The key parameters are:

  • hidden_dim — shared across the geometry encoder, physics trunk, and decoder. Auto-injected into transformer_block_config and supernode_pooling_config via Configuration Inheritance, so you only set it once.

  • transformer_block_config — attention head count, MLP expansion, RoPE settings. AB-UPT requires use_rope: true.

  • supernode_pooling_config — geometry encoder front-end. Only required if physics_blocks contains a perceiver block.

  • physics_blocks — ordered list of block types (see below).

  • num_domain_decoder_blocks — per-domain self-attention head depth.

  • data_specs — defines the domains and their input/output fields. Drives the per-domain decoder projections automatically via the domain_decoder_configs computed field.

Stage 1: the geometry encoder

The geometry encoder is only instantiated when the physics trunk contains a ``perceiver`` block and supernode_pooling_config is set. It runs a SupernodePooling encoder over the geometry mesh, followed by geometry_depth standard transformer blocks.

In the heat-transfer config above, geometry_depth: 1 and a single perceiver block in physics_blocks is enough to attend to the geometry encoding once at the start of the trunk.

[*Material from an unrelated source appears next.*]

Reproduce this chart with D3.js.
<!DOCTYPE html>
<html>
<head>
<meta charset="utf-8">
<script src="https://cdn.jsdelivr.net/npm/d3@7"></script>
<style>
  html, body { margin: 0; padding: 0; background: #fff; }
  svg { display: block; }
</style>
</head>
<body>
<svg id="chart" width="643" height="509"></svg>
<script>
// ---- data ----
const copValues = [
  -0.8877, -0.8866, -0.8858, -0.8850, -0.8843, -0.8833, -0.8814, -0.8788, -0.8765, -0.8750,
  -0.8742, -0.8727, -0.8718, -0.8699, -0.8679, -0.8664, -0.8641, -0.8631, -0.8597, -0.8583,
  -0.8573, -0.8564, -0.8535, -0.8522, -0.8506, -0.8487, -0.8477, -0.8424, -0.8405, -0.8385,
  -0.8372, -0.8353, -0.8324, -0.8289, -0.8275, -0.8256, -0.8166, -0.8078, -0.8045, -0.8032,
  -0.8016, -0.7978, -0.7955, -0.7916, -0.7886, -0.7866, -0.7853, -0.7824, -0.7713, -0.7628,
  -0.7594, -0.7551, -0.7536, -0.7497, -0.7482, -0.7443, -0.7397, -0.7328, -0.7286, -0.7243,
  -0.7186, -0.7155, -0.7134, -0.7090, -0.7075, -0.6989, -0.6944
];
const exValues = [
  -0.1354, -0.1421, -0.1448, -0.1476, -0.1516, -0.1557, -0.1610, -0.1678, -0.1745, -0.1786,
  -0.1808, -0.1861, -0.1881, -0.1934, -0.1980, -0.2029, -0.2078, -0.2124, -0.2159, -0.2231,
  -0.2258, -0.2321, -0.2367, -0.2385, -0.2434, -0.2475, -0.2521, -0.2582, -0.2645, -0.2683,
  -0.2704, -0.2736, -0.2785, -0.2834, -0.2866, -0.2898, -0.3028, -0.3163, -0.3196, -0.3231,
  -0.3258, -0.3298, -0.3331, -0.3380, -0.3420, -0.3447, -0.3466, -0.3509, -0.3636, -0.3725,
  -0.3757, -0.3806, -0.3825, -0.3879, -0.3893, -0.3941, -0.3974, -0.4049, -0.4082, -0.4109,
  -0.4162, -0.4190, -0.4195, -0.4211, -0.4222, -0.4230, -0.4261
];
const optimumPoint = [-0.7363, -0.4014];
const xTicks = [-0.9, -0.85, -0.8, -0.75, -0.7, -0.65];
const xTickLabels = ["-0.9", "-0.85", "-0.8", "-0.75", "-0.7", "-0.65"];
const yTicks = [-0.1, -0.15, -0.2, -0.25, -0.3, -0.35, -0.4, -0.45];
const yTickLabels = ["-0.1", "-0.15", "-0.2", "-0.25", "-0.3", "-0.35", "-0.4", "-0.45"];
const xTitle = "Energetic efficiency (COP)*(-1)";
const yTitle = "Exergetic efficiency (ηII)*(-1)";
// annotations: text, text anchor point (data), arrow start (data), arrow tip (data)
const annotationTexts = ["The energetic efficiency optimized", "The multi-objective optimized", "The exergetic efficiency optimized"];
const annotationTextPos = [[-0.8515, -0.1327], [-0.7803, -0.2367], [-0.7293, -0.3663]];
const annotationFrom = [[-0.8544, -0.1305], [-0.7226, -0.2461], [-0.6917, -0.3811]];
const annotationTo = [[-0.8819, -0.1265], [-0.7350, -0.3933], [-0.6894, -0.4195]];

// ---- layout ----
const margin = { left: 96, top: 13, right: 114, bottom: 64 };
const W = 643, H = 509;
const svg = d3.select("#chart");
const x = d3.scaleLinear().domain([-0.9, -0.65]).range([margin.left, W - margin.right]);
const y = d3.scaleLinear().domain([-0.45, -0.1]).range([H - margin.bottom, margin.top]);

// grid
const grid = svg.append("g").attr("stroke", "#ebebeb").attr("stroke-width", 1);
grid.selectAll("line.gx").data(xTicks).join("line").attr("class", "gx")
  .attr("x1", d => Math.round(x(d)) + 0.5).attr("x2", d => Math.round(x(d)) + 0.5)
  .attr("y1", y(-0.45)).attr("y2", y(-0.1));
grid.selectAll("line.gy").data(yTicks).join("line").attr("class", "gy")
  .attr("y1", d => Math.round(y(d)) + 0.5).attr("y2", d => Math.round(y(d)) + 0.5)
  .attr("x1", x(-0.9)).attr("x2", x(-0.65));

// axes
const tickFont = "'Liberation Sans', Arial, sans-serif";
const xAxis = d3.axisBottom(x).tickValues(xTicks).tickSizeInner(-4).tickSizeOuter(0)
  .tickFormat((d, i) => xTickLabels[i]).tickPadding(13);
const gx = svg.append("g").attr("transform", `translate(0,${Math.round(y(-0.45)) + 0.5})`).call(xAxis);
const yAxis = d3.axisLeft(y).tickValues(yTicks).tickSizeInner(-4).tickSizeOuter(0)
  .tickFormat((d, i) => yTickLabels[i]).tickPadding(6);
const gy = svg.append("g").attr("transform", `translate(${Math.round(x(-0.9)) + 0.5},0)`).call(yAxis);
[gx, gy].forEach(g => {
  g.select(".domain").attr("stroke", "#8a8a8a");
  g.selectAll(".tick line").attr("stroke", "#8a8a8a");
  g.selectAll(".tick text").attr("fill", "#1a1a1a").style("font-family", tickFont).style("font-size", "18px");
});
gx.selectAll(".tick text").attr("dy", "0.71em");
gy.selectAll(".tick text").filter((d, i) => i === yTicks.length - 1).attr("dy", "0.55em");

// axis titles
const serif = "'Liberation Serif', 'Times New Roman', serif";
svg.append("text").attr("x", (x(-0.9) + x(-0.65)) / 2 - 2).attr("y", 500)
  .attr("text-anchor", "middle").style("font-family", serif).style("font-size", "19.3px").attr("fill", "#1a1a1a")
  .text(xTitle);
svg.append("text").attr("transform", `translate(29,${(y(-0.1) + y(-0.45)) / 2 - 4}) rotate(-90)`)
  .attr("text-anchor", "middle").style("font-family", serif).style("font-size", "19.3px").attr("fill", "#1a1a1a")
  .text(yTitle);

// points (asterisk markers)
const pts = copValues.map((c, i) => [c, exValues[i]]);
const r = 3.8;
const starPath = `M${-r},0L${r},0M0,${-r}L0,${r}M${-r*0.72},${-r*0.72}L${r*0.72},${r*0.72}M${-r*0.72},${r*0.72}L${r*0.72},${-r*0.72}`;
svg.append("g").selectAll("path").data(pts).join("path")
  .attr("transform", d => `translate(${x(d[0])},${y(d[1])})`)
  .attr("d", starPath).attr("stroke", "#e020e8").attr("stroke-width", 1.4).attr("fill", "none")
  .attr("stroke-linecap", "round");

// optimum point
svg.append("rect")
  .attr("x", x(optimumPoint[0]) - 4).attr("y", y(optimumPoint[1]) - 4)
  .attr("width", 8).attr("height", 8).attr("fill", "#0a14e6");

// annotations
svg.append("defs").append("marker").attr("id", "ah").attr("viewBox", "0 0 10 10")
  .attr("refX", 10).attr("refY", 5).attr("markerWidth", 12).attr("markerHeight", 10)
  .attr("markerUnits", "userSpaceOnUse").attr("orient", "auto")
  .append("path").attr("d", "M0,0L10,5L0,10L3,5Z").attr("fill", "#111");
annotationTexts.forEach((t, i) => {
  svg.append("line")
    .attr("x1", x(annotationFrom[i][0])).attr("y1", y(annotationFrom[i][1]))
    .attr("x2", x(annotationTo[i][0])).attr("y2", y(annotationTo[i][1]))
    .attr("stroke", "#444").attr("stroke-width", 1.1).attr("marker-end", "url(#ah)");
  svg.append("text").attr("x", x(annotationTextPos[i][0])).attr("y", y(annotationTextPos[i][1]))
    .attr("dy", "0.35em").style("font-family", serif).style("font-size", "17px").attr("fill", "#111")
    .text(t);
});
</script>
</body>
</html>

Skip the geometry branch entirely by:

  • Removing all perceiver / perceiver_untied entries from physics_blocks, or

  • Leaving supernode_pooling_config unset.

In that case, the model operates purely on per-domain anchor positions.

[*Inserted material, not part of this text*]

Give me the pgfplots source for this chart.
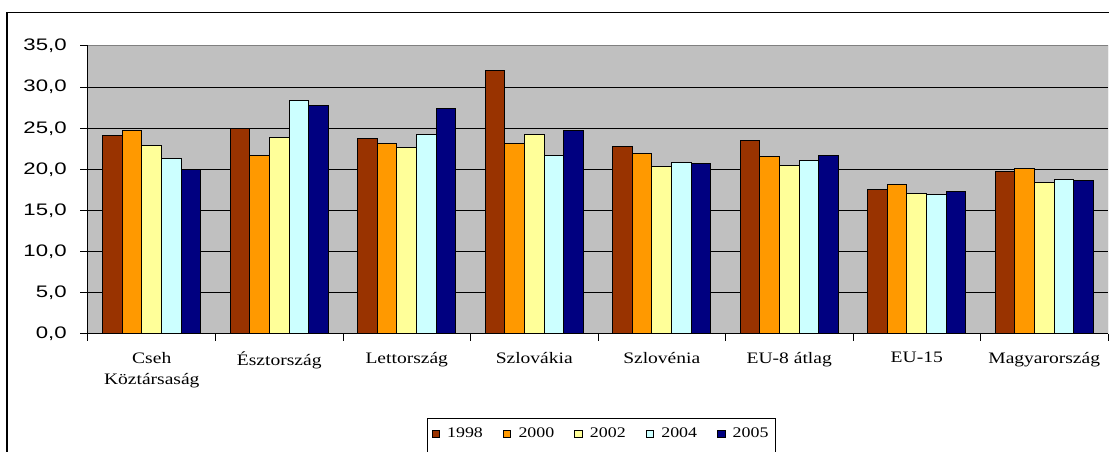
\documentclass[border=0pt]{standalone}
\usepackage{fontspec}
\setmainfont{Liberation Serif}
\newfontfamily\ylabfont[FakeStretch=1.33]{Liberation Sans}
\newfontfamily\xlabfont[FakeStretch=1.22]{Liberation Serif}
\usepackage{pgfplots}
\pgfplotsset{compat=1.18}
\usepackage{pgfplotstable}
\definecolor{cA}{HTML}{993300}
\definecolor{cB}{HTML}{FF9900}
\definecolor{cC}{HTML}{FFFF99}
\definecolor{cD}{HTML}{CCFFFF}
\definecolor{cE}{HTML}{000080}
\definecolor{bgg}{HTML}{C0C0C0}
\definecolor{frameg}{HTML}{808080}
\pgfplotstableread{
x y1998 y2000 y2002 y2004 y2005
0 24.1 24.7 22.9 21.3 20.0
1 25.0 21.7 23.9 28.4 27.8
2 23.7 23.1 22.7 24.2 27.4
3 32.0 23.1 24.2 21.7 24.7
4 22.8 21.9 20.4 20.9 20.7
5 23.5 21.6 20.5 21.1 21.7
6 17.6 18.2 17.1 16.9 17.3
7 19.8 20.1 18.4 18.8 18.6
}\data
\begin{document}
\begin{tikzpicture}
\useasboundingbox (0,0) rectangle (831.75pt,339pt);
\draw[line width=1.1pt] (5.25pt,-20pt) -- (5.25pt,329.5pt) -- (850pt,329.5pt);
\begin{axis}[
  at={(66pt,88.5pt)}, anchor=south west,
  scale only axis, width=765pt, height=216pt,
  xmin=-0.5, xmax=7.5, ymin=0, ymax=35,
  enlargelimits=false,
  axis background/.style={fill=bgg},
  axis x line*=bottom, axis y line*=left,
  axis line style={black, line width=0.75pt, -},
  ybar=0pt, bar width=14.7pt,
  ytick={0,5,...,35},
  ymajorgrids, major grid style={black, line width=0.75pt},
  tick align=outside,
  major tick length=6pt, minor tick length=5pt,
  tick style={black, line width=0.75pt},
  every major x tick/.append style={draw=none},
  xtick={0,...,7},
  minor xtick={-0.5,0.5,...,7.5},
  xticklabels={{Cseh\\Köztársaság},Észtország,Lettország,Szlovákia,Szlovénia,EU-8 átlag,EU-15,Magyarország},
  xticklabel style={align=center, yshift=-4pt, font=\fontsize{12pt}{16pt}\xlabfont},
  yticklabel style={xshift=-6.5pt, font=\fontsize{12.5pt}{14pt}\ylabfont, /pgf/number format/.cd, fixed, fixed zerofill, precision=1, use comma, assume math mode=true},
  legend columns=5,
  legend style={at={(0.3324,-0.2917)}, anchor=north west, draw=black, line width=0.75pt,
    font=\fontsize{11pt}{13pt}\xlabfont, inner xsep=3pt, inner ysep=5pt,
    /tikz/every odd column/.append style={column sep=3.5pt},
    /tikz/every even column/.append style={column sep=13pt}},
  legend image code/.code={\draw[#1, draw=black, line width=0.6pt] (0pt,-2.8pt) rectangle (5.6pt,2.8pt);},
]
\addplot[fill=cA, draw=black, line width=0.75pt] table[x=x,y=y1998]{\data};
\addplot[fill=cB, draw=black, line width=0.75pt] table[x=x,y=y2000]{\data};
\addplot[fill=cC, draw=black, line width=0.75pt] table[x=x,y=y2002]{\data};
\addplot[fill=cD, draw=black, line width=0.75pt] table[x=x,y=y2004]{\data};
\addplot[fill=cE, draw=black, line width=0.75pt] table[x=x,y=y2005]{\data};
\addlegendimage{empty legend}
\legend{1998,2000,2002,2004,2005,\rule{0pt}{16pt}}
\draw[frameg, line width=0.75pt] (rel axis cs:0,1) -- (rel axis cs:1,1) -- (rel axis cs:1,0);
\end{axis}
\end{tikzpicture}
\end{document}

Stage 2: the physics trunk (physics_blocks)

physics_blocks is the ordered list of attention blocks applied to the concatenated per-domain anchor tokens. Each entry is one of:

Block

Weights

Description

self

shared

Self-attention within each domain branch independently. Token mixing does not cross domain boundaries.

cross

shared

Cross-attention from each domain to all other domains’ anchors. Lets domains exchange information.

joint

shared

Full self-attention over all anchors from all domains jointly.

perceiver

shared

Cross-attention from anchors to the geometry encoding. Requires the geometry branch.

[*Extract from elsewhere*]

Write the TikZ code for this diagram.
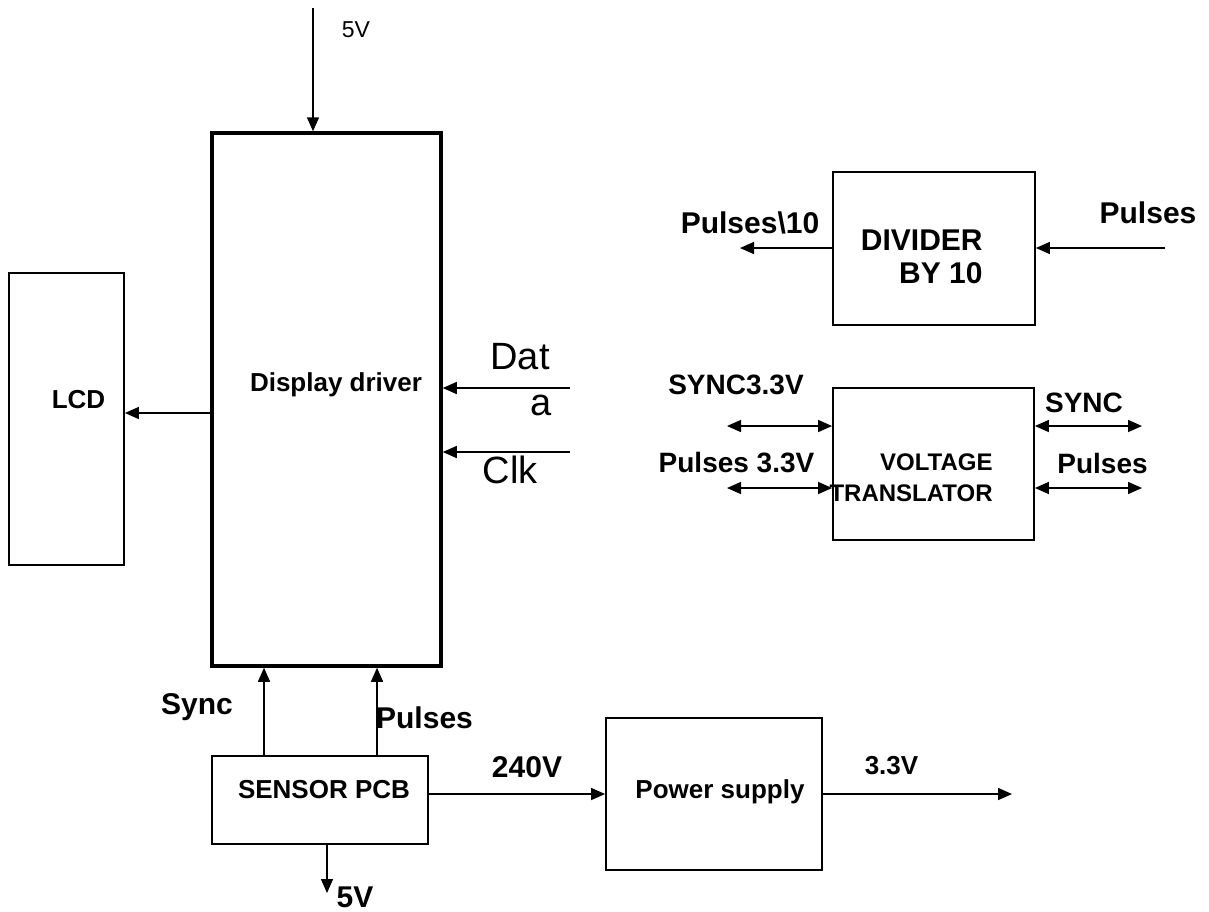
\documentclass[tikz,border=0pt]{standalone}
\usepackage{fontspec}
\setmainfont{Liberation Sans}
\usetikzlibrary{arrows.meta,positioning}

\begin{document}
\begin{tikzpicture}[x=0.5pt, y=-0.5pt,
    box/.style={draw, line width=0.9pt, inner sep=0pt},
    arr/.style={line width=0.75pt, -{Triangle[length=7pt,width=6pt]}},
    biarr/.style={line width=0.75pt, {Triangle[length=7pt,width=6pt]}-{Triangle[length=7pt,width=6pt]}},
    lbl/.style={font=\bfseries\fontsize{15}{16.5}\selectfont, inner sep=0pt},
    mid/.style={font=\bfseries\fontsize{14}{16}\selectfont, inner sep=0pt},
    small/.style={font=\bfseries\fontsize{13}{15}\selectfont, inner sep=0pt},
    big/.style={font=\fontsize{19}{22}\selectfont, inner sep=0pt}]

    \useasboundingbox (0,0) rectangle (1209,911);

    % blocks
    \node[box, minimum width=57.5pt, minimum height=146pt] (lcd) at (66.5,419) {};
    \node[box, line width=1.75pt, minimum width=114.5pt, minimum height=266.5pt] (drv) at (326.5,399.5) {};
    \node[box, minimum width=101pt, minimum height=76.5pt] (div) at (934,248.5) {};
    \node[box, minimum width=100.5pt, minimum height=76pt] (vt) at (933.5,464) {};
    \node[box, minimum width=108pt, minimum height=44pt] (sens) at (320,800) {};
    \node[box, minimum width=108pt, minimum height=76pt] (psu) at (714,794) {};

    % block texts
    \node[small] (lcdlbl) at (78.5,400) {LCD};
    \node[small] (drvlbl) at (336,385) {Display driver};
    \node[lbl, align=right, anchor=east] (divlbl) at (983,256.5) {DIVIDER\\BY 10};
    \node[font=\bfseries\fontsize{12}{15.5}\selectfont, inner sep=0pt, align=right, anchor=east] (vtlbl) at (993,477.5) {VOLTAGE\\TRANSLATOR};
    \node[small] (senslbl) at (324,790) {SENSOR PCB};
    \node[small] (psulbl) at (720,792) {Power supply};

    % free ends
    \coordinate (vin) at (313,8);
    \coordinate (datin) at (570,388);
    \coordinate (clkin) at (570,452);
    \coordinate (sout) at (327,893);
    \coordinate (vout) at (1012,794);
    \coordinate (pin) at (1165,248);
    \coordinate (pout) at (740,248);
    \coordinate (s33) at (727,426);
    \coordinate (p33) at (727,488);
    \coordinate (shi) at (1142,426);
    \coordinate (phi) at (1142,488);

    % connectors
    \draw[arr] (vin) -- (vin |- drv.north);
    \draw[arr] (drv.west |- 0,413) -- (lcd.east |- 0,413);
    \draw[arr] (datin) -- (datin -| drv.east);
    \draw[arr] (clkin) -- (clkin -| drv.east);
    \draw[arr] (sens.north -| 264,0) -- (drv.south -| 264,0);
    \draw[arr] (sens.north -| 377,0) -- (drv.south -| 377,0);
    \draw[arr] (sens.south -| sout) -- (sout);
    \draw[arr] (sens.east |- 0,794) -- (psu.west |- 0,794);
    \draw[arr] (psu.east |- vout) -- (vout);
    \draw[arr] (pin) -- (pin -| div.east);
    \draw[arr] (div.west |- pout) -- (pout);
    \draw[biarr] (s33) -- (s33 -| vt.west);
    \draw[biarr] (p33) -- (p33 -| vt.west);
    \draw[biarr] (vt.east |- shi) -- (shi);
    \draw[biarr] (vt.east |- phi) -- (phi);

    % signal labels
    \node[font=\fontsize{11.5}{13}\selectfont, inner sep=0pt] (v5top) at (356,30) {5V};
    \node[big] (dat) at (520,357) {Dat};
    \node[big] (data) at (541,405) {a};
    \node[big] (clk) at (510,470) {Clk};
    \node[lbl] (divout) at (750,223) {Pulses\textbackslash 10};
    \node[lbl] (divin) at (1148,213) {Pulses};
    \node[mid] (synclo) at (736,385) {SYNC3.3V};
    \node[mid] (pullo) at (736.5,463) {Pulses 3.3V};
    \node[mid] (synchi) at (1084,403) {SYNC};
    \node[mid] (pulhi) at (1102.5,463) {Pulses};
    \node[lbl] (synclbl) at (197,707) {Sync};
    \node[lbl] (pullbl) at (424.5,718) {Pulses};
    \node[lbl] (v5bot) at (355,897) {5V};
    \node[lbl] (v240) at (527,767) {240V};
    \node[small] (v33) at (891.5,766) {3.3V};
\end{tikzpicture}
\end{document}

self_untied / cross_untied / joint_untied / perceiver_untied

per-domain

Same attention pattern as the un-suffixed variant, but with separate weights for each domain (wrapped in UntiedTransformerBlock / UntiedPerceiverBlock).

Note

shared is a deprecated alias for self; it still works but emits a DeprecationWarning and will be removed in a future release.

Choosing tied vs. untied

Use the _untied variants when domains have substantially different statistics (e.g. surface vs. volume in CFD) and you have enough data to fit per-domain weights. Tied (shared) blocks are smaller and regularize across domains; untied blocks have more capacity per domain at the cost of parameters.

Concrete patterns

Aerodynamics (two domains, surface + volume) — from recipes/aero_cfd/configs/model/ab_upt.yaml:

physics_blocks: 
  - perceiver
  - self
  - cross
  - self
  - cross
  - self
  - cross
  - self
  - cross
  - self

A single perceiver block reads geometry once, then the trunk alternates self (in-domain mixing) with cross (cross-domain exchange) for four cycles, ending in a self block.

Heat transfer (single volume domain) — from recipes/heat_transfer/configs/model/ab_upt.yaml:

physics_blocks:
  - perceiver
  - self
  - self
  - self
  - self
  - self

With only one domain, cross and joint are equivalent to self, so the trunk is a stack of perceiver + self blocks.

Stage 3: optional per-domain decoder

After the physics trunk, num_domain_decoder_blocks optionally adds untied self-attention blocks per domain (no weight sharing across domains), then a linear projection to that domain’s output fields. This is semantically equivalent to adding the same number of self_untied blocks to the end of the trunk for each domain. The only difference is, that the decoder block depth can be set per-domain. The output fields and their slicing are derived from data_specs.domains[name].output_dims.

num_domain_decoder_blocks:
  surface: 2
  volume: 2

Set per-domain depths to 0 (or omit the entry) to skip the decoder block stack and project directly from the trunk output. The output projection itself is always present.

Other knobs

  • init_weights — weight initialization mode for linear layers; defaults to "truncnormal002".

  • drop_path_rate — stochastic depth rate; defaults to 0.0.

  • data_specs.conditioning_dims — when set, the total conditioning dimension is pushed into transformer_block_config.condition_dim and used by the conditioning path of every transformer/perceiver block. The heat-transfer recipe uses this to condition on simulation parameters.

Putting it all together

End-to-end training configs (model + dataset + pipeline + trainer + callbacks) for both recipes:

  • Aerodynamics: recipes/aero_cfd/configs/ — see train_*.yaml for per-dataset entry points and experiment/<dataset>/ab_upt.yaml for AB-UPT-specific overrides.

  • Heat transfer: recipes/heat_transfer/configs/ — start from train_simshift_heatsink.yaml and the +experiment/simshift_heatsink=ab_upt override.

Both recipes are wired up to the noether-train CLI; see Working with the CLI and How to launch a SLURM job from the command line for how to run them locally or on SLURM.